In awesome sociology news, according to Kathleen Gerson‘s 2010 book The Unfinished Revolution, a strong majority of both women and men, 80% and 70% respectively, say they desire the ideal of an egalitarian marriage where both partners share in breadwinning, housekeeping and childcare responsibilities. This makes me really excited (and maybe even overcomes my depression from reading Arlie Hochschild’s Second Shift).
But deeper examination revealed that women and men view their fallback positions, in absence of the possibility of an egalitarian marriage, very differently. Most men would prefer to fall back on a traditional marriage structure, i.e. with the husband as the breadwinner and the wife as the homemaker. However, most women say they would prefer divorce and raising children alone over resigning themselves to the position of homemaker.
Sociological Images recently posted the image below, demonstrating the disparity between women’s and men’s fallback positions.
What! Awesome! (Kind of.) While it’s still a little depressing that men view the fallback to traditional family structures as the second-best option, it is still a huge cultural shift in the past 50 years to have changed women’s notions of identity and personal success. Next thing you know, they’ll be insisting on equal pay too!
The adage that marriage means “two become one, and one becomes the husband” is no longer true. Sure ladies would like a partner, but they don’t want that to mean that they need to give up their own career and identity.

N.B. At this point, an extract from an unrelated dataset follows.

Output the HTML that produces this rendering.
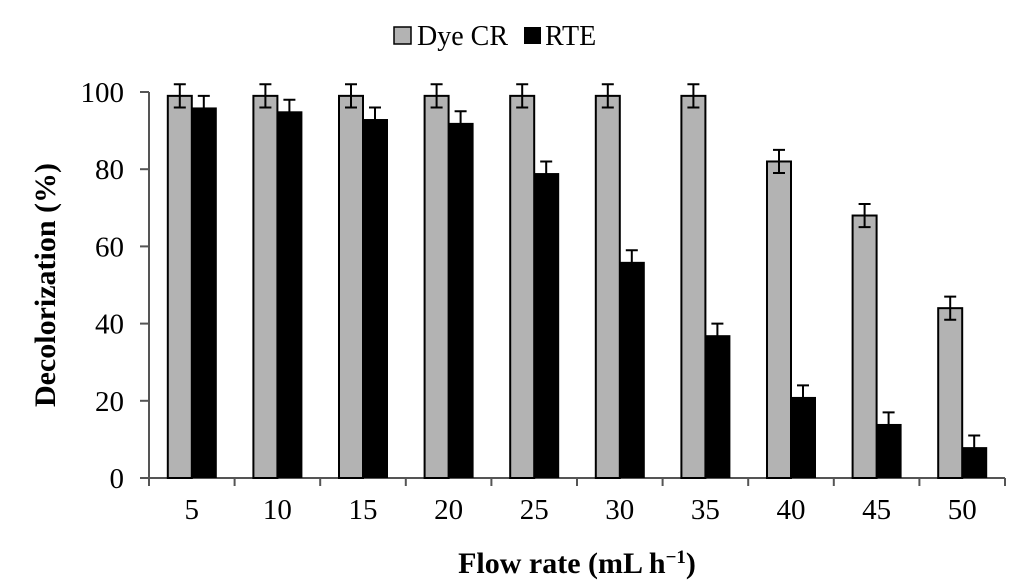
<!DOCTYPE html>
<html><head><meta charset="utf-8"><style>
body{margin:0;background:#fff}
svg{display:block;font-family:"Liberation Serif",serif}
</style></head><body>
<svg id="c" width="1024" height="582">
<g>
<rect x="394" y="27" width="17" height="17" fill="#b3b3b3" stroke="#000" stroke-width="1.5"/>
<text x="417" y="45" font-size="28">Dye CR</text>
<rect x="524" y="27" width="17" height="17" fill="#000"/>
<text x="545" y="45" font-size="28">RTE</text>
</g>
<text transform="translate(55,285) rotate(-90)" text-anchor="middle" font-size="30" font-weight="bold">Decolorization (%)</text>
<text x="577" y="573" text-anchor="middle" font-size="30" font-weight="bold">Flow rate (mL h<tspan baseline-shift="super" font-size="19">−1</tspan>)</text>
<g id="plot"></g>
</svg>
<script>
const categories=["5","10","15","20","25","30","35","40","45","50"];
const dyeCR=[99,99,99,99,99,99,99,82,68,44];
const rte=[96,95,93,92,79,56,37,21,14,8];
const dyeErr=[3,3,3,3,3,3,3,3,3,3];
const rteErr=[3,3,3,3,3,3,3,3,3,3];
const yTicks=[0,20,40,60,80,100];
const x0=149,x1=1005,y0=478,yTop=92;
const cw=(x1-x0)/categories.length;
const y=v=>y0-(v/100)*(y0-yTop);
const ns="http://www.w3.org/2000/svg";
const g=document.getElementById('plot');
function mk(t,a){const e=document.createElementNS(ns,t);for(const k in a)e.setAttribute(k,a[k]);g.appendChild(e);return e;}
let ax=mk('path',{d:`M${x0},${yTop} V${y0} H${x1}`,stroke:'#555',fill:'none','stroke-width':2});


yTicks.forEach(t=>{
 const l=mk('line',{x1:x0-9,x2:x0,y1:y(t),y2:y(t),stroke:'#555','stroke-width':2});
 
 
 const tx=mk('text',{x:x0-25,y:y(t)+10,'text-anchor':'end','font-size':29});
 tx.textContent=t;
 
 
});
for(let i=0;i<=categories.length;i++){
 const l=mk('line',{x1:x0+i*cw,x2:x0+i*cw,y1:y0,y2:y0+8,stroke:'#555','stroke-width':2});
 
 
}
const bw=24;
function err(cx,v,e){
 const p=mk('path',{d:`M${cx},${y(v+e)} V${y(v-e)} M${cx-6},${y(v+e)} H${cx+6} M${cx-6},${y(v-e)} H${cx+6}`,stroke:'#000','stroke-width':2,fill:'none'});
 
 
}
categories.forEach((c,i)=>{
 const cx=x0+i*cw+cw/2;
 const a=mk('rect',{x:cx-bw,y:y(dyeCR[i]),width:bw,height:y0-y(dyeCR[i]),fill:'#b3b3b3',stroke:'#000','stroke-width':2});
 
 
 const b=mk('rect',{x:cx,y:y(rte[i]),width:bw+1,height:y0-y(rte[i]),fill:'#000'});
 
 
 err(cx-bw/2,dyeCR[i],dyeErr[i]);
 err(cx+bw/2,rte[i],rteErr[i]);
 const t=mk('text',{x:cx,y:y0+41,'text-anchor':'middle','font-size':29});
 t.textContent=c;
 
 
});
</script>
</body></html>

As noted in the Sociological Images post on this, “in fact, despite men’s insistence on being breadwinners, women are more likely than men to say they value success in a high-paying career,” as shown in this graph from the Pew Research Center.
I am excited by all this data and discussion about what women value in the career vs. family dichotomy, and the fact that most women refuse to accept career vs. family as a dichotomous zero sum game (the women Gerson interviewed did say they’d prefer to raise kids alone than be a housewife). The optimistic part of me thinks that it’s only a matter of time before men are forced to catch up to this cultural shift if they want successful partnerships too.